--- Start ---

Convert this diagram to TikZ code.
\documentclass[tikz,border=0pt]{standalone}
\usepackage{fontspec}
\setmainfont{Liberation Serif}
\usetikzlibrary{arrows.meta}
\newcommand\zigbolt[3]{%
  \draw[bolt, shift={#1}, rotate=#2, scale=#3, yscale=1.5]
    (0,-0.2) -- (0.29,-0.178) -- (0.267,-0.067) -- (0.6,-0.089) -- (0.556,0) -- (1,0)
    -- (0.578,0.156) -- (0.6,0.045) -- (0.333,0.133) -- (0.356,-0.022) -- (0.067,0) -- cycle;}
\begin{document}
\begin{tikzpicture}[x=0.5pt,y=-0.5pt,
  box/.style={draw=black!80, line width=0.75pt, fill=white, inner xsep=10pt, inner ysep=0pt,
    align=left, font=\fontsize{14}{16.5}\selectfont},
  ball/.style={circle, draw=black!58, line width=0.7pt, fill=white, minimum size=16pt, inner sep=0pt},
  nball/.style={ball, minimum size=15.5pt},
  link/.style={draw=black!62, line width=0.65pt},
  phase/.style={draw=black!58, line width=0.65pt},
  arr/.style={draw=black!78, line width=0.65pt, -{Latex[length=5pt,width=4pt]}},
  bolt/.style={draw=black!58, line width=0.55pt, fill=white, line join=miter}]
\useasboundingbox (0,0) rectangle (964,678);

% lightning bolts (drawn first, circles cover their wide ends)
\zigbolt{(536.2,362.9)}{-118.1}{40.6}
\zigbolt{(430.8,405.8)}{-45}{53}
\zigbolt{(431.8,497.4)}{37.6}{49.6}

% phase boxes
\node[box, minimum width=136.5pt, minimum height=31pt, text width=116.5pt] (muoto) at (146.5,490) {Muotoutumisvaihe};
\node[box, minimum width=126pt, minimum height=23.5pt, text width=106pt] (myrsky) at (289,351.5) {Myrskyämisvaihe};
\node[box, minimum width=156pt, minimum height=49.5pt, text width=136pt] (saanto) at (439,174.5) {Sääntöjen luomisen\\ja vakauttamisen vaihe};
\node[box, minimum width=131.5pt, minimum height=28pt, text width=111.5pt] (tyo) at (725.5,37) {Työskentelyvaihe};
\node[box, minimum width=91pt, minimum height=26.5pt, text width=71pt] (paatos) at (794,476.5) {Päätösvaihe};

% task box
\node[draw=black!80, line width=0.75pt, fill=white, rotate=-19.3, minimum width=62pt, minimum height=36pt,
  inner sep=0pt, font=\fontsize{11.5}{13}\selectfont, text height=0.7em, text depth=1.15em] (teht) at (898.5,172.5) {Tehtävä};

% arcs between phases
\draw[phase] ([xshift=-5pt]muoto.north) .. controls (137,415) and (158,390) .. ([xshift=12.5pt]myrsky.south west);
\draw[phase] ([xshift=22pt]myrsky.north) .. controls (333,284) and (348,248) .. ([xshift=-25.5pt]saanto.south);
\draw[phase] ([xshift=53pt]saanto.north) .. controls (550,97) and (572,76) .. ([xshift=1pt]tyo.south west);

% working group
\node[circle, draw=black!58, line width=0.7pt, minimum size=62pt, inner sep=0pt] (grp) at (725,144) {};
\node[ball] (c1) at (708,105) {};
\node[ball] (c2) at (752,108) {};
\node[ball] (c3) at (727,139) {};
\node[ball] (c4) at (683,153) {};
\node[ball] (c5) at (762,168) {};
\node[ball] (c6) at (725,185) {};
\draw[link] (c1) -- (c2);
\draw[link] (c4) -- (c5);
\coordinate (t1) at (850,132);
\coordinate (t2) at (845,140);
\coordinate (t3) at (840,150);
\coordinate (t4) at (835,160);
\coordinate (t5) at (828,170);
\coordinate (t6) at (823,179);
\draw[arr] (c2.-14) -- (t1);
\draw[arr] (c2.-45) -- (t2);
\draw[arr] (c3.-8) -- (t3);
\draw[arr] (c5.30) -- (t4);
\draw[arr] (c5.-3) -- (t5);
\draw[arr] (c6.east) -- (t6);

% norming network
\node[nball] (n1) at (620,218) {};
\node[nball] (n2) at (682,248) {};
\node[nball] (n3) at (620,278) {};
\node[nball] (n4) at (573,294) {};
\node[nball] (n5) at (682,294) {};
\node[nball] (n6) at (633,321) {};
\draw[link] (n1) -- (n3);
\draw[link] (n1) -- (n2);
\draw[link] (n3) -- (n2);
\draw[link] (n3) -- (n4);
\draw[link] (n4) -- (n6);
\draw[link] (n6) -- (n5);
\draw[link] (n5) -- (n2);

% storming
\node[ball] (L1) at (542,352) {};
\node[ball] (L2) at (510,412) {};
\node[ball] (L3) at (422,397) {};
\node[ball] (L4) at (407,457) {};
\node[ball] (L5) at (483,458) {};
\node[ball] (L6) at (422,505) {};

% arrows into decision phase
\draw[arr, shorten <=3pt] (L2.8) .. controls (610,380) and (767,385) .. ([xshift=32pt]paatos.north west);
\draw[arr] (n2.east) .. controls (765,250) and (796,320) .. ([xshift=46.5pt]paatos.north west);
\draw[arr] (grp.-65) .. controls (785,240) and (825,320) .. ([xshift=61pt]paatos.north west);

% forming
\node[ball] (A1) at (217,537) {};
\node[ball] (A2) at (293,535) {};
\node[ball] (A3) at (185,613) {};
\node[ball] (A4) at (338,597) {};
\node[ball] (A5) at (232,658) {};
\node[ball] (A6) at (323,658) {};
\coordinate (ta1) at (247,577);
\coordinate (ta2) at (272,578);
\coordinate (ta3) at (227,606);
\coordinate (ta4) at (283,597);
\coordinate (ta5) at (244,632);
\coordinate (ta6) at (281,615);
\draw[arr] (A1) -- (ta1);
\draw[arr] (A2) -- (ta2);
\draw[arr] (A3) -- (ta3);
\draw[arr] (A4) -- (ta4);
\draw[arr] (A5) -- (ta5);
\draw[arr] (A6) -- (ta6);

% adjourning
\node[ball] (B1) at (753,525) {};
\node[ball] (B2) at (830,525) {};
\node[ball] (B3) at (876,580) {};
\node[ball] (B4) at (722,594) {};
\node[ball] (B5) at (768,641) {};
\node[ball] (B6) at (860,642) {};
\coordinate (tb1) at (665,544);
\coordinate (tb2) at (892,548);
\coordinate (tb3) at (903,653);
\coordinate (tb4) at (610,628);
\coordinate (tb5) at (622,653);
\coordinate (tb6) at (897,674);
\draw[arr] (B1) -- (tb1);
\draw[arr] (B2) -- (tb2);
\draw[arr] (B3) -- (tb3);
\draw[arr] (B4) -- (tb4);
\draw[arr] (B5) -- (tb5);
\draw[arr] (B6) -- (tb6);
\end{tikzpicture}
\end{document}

--- End ---
--- Start ---

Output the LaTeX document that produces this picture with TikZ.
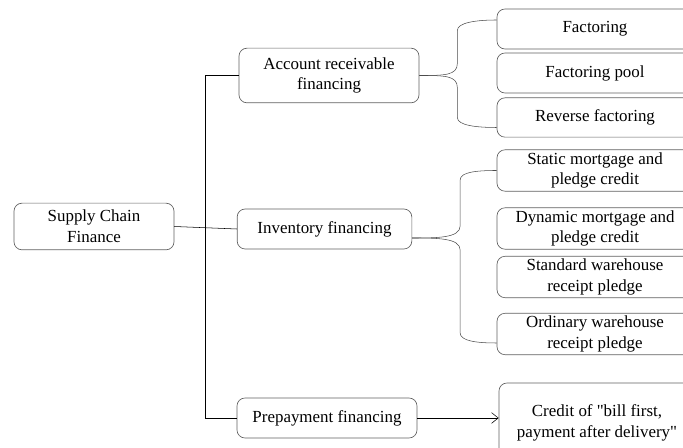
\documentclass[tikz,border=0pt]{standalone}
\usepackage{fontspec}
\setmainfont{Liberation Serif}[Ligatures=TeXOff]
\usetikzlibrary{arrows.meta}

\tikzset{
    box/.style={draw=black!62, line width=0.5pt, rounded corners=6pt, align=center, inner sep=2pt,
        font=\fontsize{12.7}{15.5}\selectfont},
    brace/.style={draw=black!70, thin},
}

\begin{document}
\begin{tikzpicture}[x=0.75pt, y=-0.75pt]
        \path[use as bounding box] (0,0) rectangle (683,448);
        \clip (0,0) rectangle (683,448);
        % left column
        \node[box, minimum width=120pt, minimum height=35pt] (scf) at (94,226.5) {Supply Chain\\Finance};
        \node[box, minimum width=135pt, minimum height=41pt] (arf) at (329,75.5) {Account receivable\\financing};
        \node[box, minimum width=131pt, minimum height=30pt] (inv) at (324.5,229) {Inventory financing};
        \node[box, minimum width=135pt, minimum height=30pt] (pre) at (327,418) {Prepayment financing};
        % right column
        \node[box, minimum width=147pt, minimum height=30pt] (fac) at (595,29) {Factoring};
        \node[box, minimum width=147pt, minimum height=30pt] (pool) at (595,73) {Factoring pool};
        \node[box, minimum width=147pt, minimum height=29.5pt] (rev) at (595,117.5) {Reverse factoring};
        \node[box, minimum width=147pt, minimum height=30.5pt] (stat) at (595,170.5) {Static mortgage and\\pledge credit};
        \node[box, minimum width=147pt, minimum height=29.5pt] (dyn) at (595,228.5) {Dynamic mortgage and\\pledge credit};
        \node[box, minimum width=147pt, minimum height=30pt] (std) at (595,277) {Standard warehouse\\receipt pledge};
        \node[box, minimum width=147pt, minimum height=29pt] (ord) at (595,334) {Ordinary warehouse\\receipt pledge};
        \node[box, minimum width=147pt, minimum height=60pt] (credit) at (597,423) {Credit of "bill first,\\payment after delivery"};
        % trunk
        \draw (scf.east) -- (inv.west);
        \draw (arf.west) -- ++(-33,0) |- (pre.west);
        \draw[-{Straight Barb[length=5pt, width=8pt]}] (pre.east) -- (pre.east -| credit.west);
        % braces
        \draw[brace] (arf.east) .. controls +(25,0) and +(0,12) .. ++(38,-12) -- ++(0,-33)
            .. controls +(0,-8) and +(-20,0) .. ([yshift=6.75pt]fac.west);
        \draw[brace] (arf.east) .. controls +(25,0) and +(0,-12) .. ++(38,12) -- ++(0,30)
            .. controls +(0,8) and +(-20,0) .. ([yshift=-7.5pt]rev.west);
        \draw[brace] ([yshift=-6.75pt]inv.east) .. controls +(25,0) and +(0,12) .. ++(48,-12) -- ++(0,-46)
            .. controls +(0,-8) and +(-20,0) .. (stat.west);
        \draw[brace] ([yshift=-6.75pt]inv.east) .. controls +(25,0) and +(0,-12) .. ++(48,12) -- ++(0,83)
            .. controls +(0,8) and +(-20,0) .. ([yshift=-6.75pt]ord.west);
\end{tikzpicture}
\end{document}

--- End ---

Where a line holds "this", copy it out.

Convert this diagram to TikZ code.
Output the LaTeX document that produces this picture with TikZ.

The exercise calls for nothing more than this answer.